Credit reference agency fined £500,000 for serious data breach


20th September 2018

The Information Commissioner’s Office has today (20 September) issued a monetary penalty notice to credit reference agency Equifax Limited for serious breaches of data protection law. The £500,000 penalty represents the maximum possible fine that the ICO could give under the old Data Protection Act 1998, which was repealed and replaced with the General Data Protection Regulation and the Data Protection Act 2018 in May this year. The fine was issued under the old law because the breaches took place prior to May.

The penalty notice will not make happy reading for Equifax. It details a long list of failures which the ICO found led to breaches of five of the eight data protection principles under the 1998 Act. The breaches came to light as a result of a major cyber-security incident in 2017 against Equifax’s systems in the US, which affected personal data relating to 146 million people worldwide.

Whilst all organisations will be concerned about the possibility of a cyber-attack, it is important to note that the penalty has not been issued simply because Equifax was the victim of such an attack.  Instead, the ICO found that personal data relating to UK residents had been kept for too long in the US and that Equifax had failed to take appropriate measures to keep the data secure. This included failures on the part of Equifax Limited to have adequate contractual arrangements with its US-based processor and to carry out appropriate audits, as well as failures to ensure that particular security measures were implemented.

Although the penalty has been made under the old law, there are lessons for compliance with the new data protection rules.

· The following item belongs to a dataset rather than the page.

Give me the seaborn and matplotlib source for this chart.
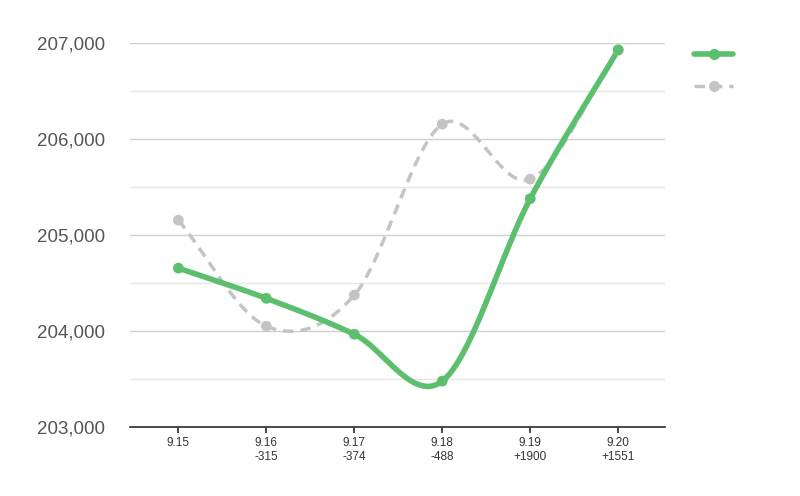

The GDPR imposes similar obligations on organisations to take appropriate technical and organisational measures to keep personal data secure and not to keep personal data for longer than it is needed.  Ensuring that data processing contracts are sufficiently robust, regular auditing of compliance, deleting data in accordance with retention and disposal schedules and ensuring that appropriate steps are taken to keep data secure are key actions that all organisations handling personal data need to take.

Of course, the one thing that everyone knows about the GDPR is that it gives the ICO powers to issue much higher fines (up to the greater of €20m or 4% of worldwide turnover). The fact that the ICO issued its maximum possible fine in this case strongly hints that these breaches may have merited a higher fine if they had happened under the new rules. However, it may be some time before we find out – the ICO was first notified of the Equifax cyber-attack in early September 2017, so it has taken just over a year to reach this point.